==== DATA ====
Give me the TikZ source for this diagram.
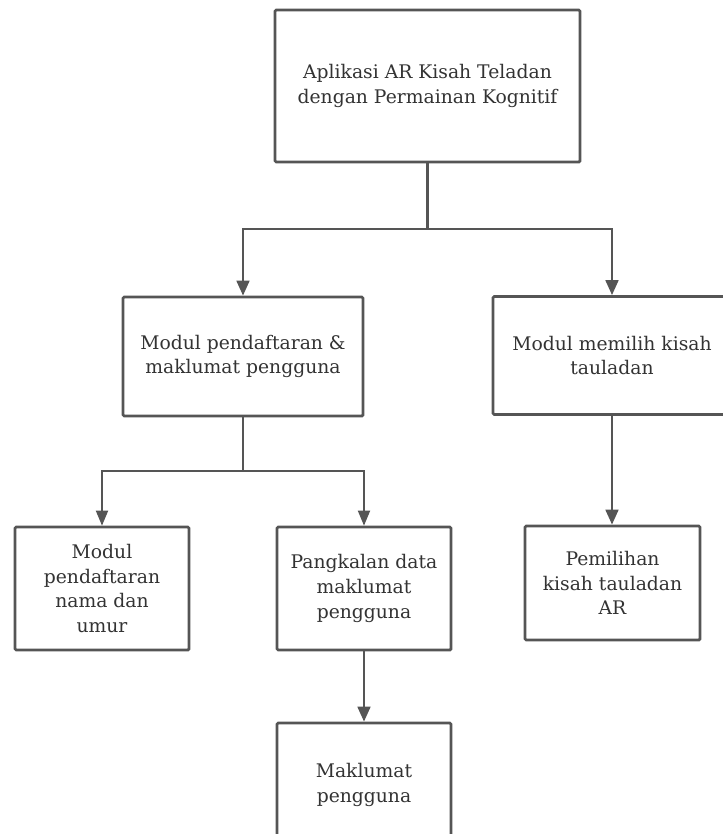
\documentclass[tikz,border=0pt]{standalone}
\usepackage{fontspec}
\setmainfont{DejaVu Serif}
\usepackage{xcolor}
\usepackage{tikz}
\usetikzlibrary{arrows.meta,positioning}
\definecolor{linec}{HTML}{555555}
\definecolor{textc}{HTML}{333333}
\tikzset{
  ar/.style={-{Triangle[length=4.5mm,width=3.8mm]},line width=2.3pt,linec},
  arthin/.style={-{Triangle[length=4.5mm,width=3.6mm]},line width=1.6pt,linec},
  box/.style={draw=linec,line width=2.3pt,rounded corners=1pt,fill=white,align=center,text=textc,inner sep=2pt,
    font=\fontsize{16}{21}\selectfont}
}

\begin{document}
\begin{tikzpicture}[x=0.03cm,y=-0.03cm]
\clip (0,0) rectangle (723,834);
\fill[white] (0,0) rectangle (723,834);
\node[box,minimum width=9.15cm,minimum height=4.56cm] (app) at (427.5,86) {Aplikasi AR Kisah Teladan\\dengan Permainan Kognitif};
\node[box,minimum width=7.2cm,minimum height=3.57cm] (daftar) at (243,356.5) {Modul pendaftaran \&\\maklumat pengguna};
\node[box,minimum width=7.14cm,minimum height=3.54cm] (pilih) at (612,355.5) {Modul memilih kisah\\tauladan};
\node[box,minimum width=5.22cm,minimum height=3.69cm] (nama) at (102,588.5) {Modul\\pendaftaran\\nama dan\\umur};
\node[box,minimum width=5.22cm,minimum height=3.69cm] (pangkalan) at (364,588.5) {Pangkalan data\\maklumat\\pengguna};
\node[box,minimum width=5.25cm,minimum height=3.42cm] (kisah) at (612.5,583) {Pemilihan\\kisah tauladan\\AR};
\node[box,minimum width=5.22cm,minimum height=3.72cm] (maklumat) at (364,785) {Maklumat\\pengguna};
% cabang atas
\coordinate (jatas) at (427.5,229);
\draw[linec,line width=2.3pt] (app.south) -- (jatas);
\draw[ar] (jatas) -| (daftar.north);
\draw[ar] (jatas) -| (pilih.north);
% cabang pendaftaran
\coordinate (jbawah) at (243,471);
\draw[linec,line width=1.6pt] (daftar.south) -- (jbawah);
\draw[arthin] (jbawah) -| (nama.north);
\draw[arthin] (jbawah) -| (pangkalan.north);
\draw[ar] (pilih.south) -- (pilih.south |- kisah.north);
\draw[ar] (pangkalan.south) -- (maklumat.north);
\end{tikzpicture}
\end{document}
====
Without the pictures, print the whole listing exactly as given.

Give me the TikZ source for this diagram.
\documentclass[tikz,border=0pt]{standalone}
\usepackage{fontspec}
\setmainfont{DejaVu Serif}
\usepackage{xcolor}
\usepackage{tikz}
\usetikzlibrary{arrows.meta,positioning}
\definecolor{linec}{HTML}{555555}
\definecolor{textc}{HTML}{333333}
\tikzset{
  ar/.style={-{Triangle[length=4.5mm,width=3.8mm]},line width=2.3pt,linec},
  arthin/.style={-{Triangle[length=4.5mm,width=3.6mm]},line width=1.6pt,linec},
  box/.style={draw=linec,line width=2.3pt,rounded corners=1pt,fill=white,align=center,text=textc,inner sep=2pt,
    font=\fontsize{16}{21}\selectfont}
}

\begin{document}
\begin{tikzpicture}[x=0.03cm,y=-0.03cm]
\clip (0,0) rectangle (723,834);
\fill[white] (0,0) rectangle (723,834);
\node[box,minimum width=9.15cm,minimum height=4.56cm] (app) at (427.5,86) {Aplikasi AR Kisah Teladan\\dengan Permainan Kognitif};
\node[box,minimum width=7.2cm,minimum height=3.57cm] (daftar) at (243,356.5) {Modul pendaftaran \&\\maklumat pengguna};
\node[box,minimum width=7.14cm,minimum height=3.54cm] (pilih) at (612,355.5) {Modul memilih kisah\\tauladan};
\node[box,minimum width=5.22cm,minimum height=3.69cm] (nama) at (102,588.5) {Modul\\pendaftaran\\nama dan\\umur};
\node[box,minimum width=5.22cm,minimum height=3.69cm] (pangkalan) at (364,588.5) {Pangkalan data\\maklumat\\pengguna};
\node[box,minimum width=5.25cm,minimum height=3.42cm] (kisah) at (612.5,583) {Pemilihan\\kisah tauladan\\AR};
\node[box,minimum width=5.22cm,minimum height=3.72cm] (maklumat) at (364,785) {Maklumat\\pengguna};
% cabang atas
\coordinate (jatas) at (427.5,229);
\draw[linec,line width=2.3pt] (app.south) -- (jatas);
\draw[ar] (jatas) -| (daftar.north);
\draw[ar] (jatas) -| (pilih.north);
% cabang pendaftaran
\coordinate (jbawah) at (243,471);
\draw[linec,line width=1.6pt] (daftar.south) -- (jbawah);
\draw[arthin] (jbawah) -| (nama.north);
\draw[arthin] (jbawah) -| (pangkalan.north);
\draw[ar] (pilih.south) -- (pilih.south |- kisah.north);
\draw[ar] (pangkalan.south) -- (maklumat.north);
\end{tikzpicture}
\end{document}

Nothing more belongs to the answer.